DO Use the Right Tools

The difference between feeling comfortable about creating real estate listing videos or feeling overwhelmed often comes down to the right tools.

You don’t need a fancy DSLR camera. You don’t need to know how to use Final Cut Pro. And you don’t need to hire someone.

A toolkit for creating great listing videos can be as simple as:

  • Your smartphone. Camera phones have become so advanced that unless you’re creating a real estate listing video for a luxury listing (in that case, we’d recommend hiring a pro), your phone will likely suffice. Exceptions apply for older models, of course (we’d recommend using nothing older than an iPhone 8 Plus). If you have a DSLR camera with good video capability, that of course will work too.
  • A gimbal (stabilizer). This hand-held contraption will help make smartphone videos much smoother and less jerky by stabilizing your phone as you walk and film. They require a small investment (good models typically start at $100) but are worth the money.
  • Good lighting. It’s hard to rescue a video shot in a dark setting. Aim to shoot real estate listing videos on bright days where you can maximize natural light. You can play around with light fixtures, too, to help create the best lighting
  • A video editing app. After a camera, a good video editing app is the next most important thing. We recommend InShot for editing videos from your mobile device. It’s packed with all the features you could possibly need and it’s very user-friendly to use. With some practice, you can turn your footage into professional-looking real estate listing videos with ease.

DON’T Narrate

Prospective buyers don’t need to hear you describe each and every feature (though if you’d like to create a video that’s accessible to those with vision loss, then description is a great idea). It’s distracting and detracts from the video.

Instead, let the video footage speak for itself, or add short on-screen descriptions during the editing process.

DO Add Music (But Be Choosy)

Your video is definitely going to need some background music to keep it engaging. But the wrong music can have the opposite effect.

The best music for real estate listing videos is music that’s forgettable. It sounds counterintuitive and pointless, but it’s true.

Whether you source a music track from your video editing app (most offer music libraries) or purchase a track from a site like Audio Jungle, look for something that is upbeat but basic — not too fast, not too slow, no crescendos, and no vocals.

Oh, and remember: you must have the rights to use the music. 

DON’T Go Crazy With Effects

No fades. No swipes.
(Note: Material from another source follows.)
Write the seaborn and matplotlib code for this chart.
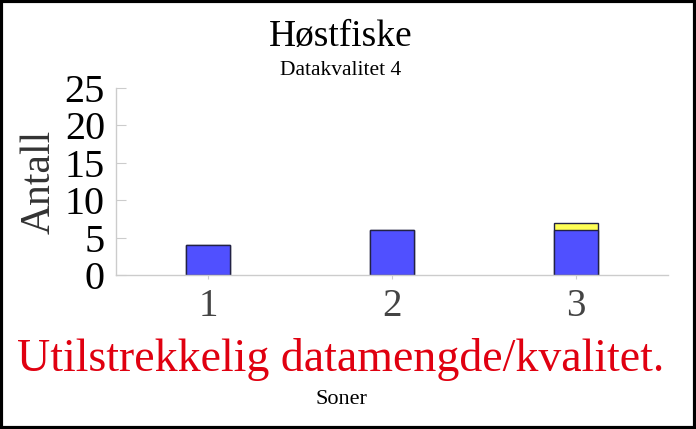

No confetti, fireworks, stars, underlining or exclamation marks.

The only effects you should use in your real estate listing videos are on-screen text and footage editing features that improve the video’s quality (such as boosting the brightness or deepening the contrast).

DO Keep It Brief

Your real estate listing video should be a minute long at most.

Sounds short? 

It is. But it’s enough time to give prospective buyers a sense of the house while making sure they don’t lose interest. (It also happens to be the maximum length for videos shared directly to your Instagram grid!)

DON’T forget a Call-to-Action

Last but certainly not least, don’t forget to include a call-to-action with your real estate listing video. You want to nudge viewers to take a further step. 

A call-to-action could be on-screen text at the end of the video that tells viewers where to find more information (e.g., “Interested? Learn more at janesmithrealestate.com”). 

Or if you’re sharing the video on Instagram, it could be something you include in the caption or via on-screen text (e.g., “Want to see this stunner in person? DM me!”).

Do you create real estate listing videos for every listing?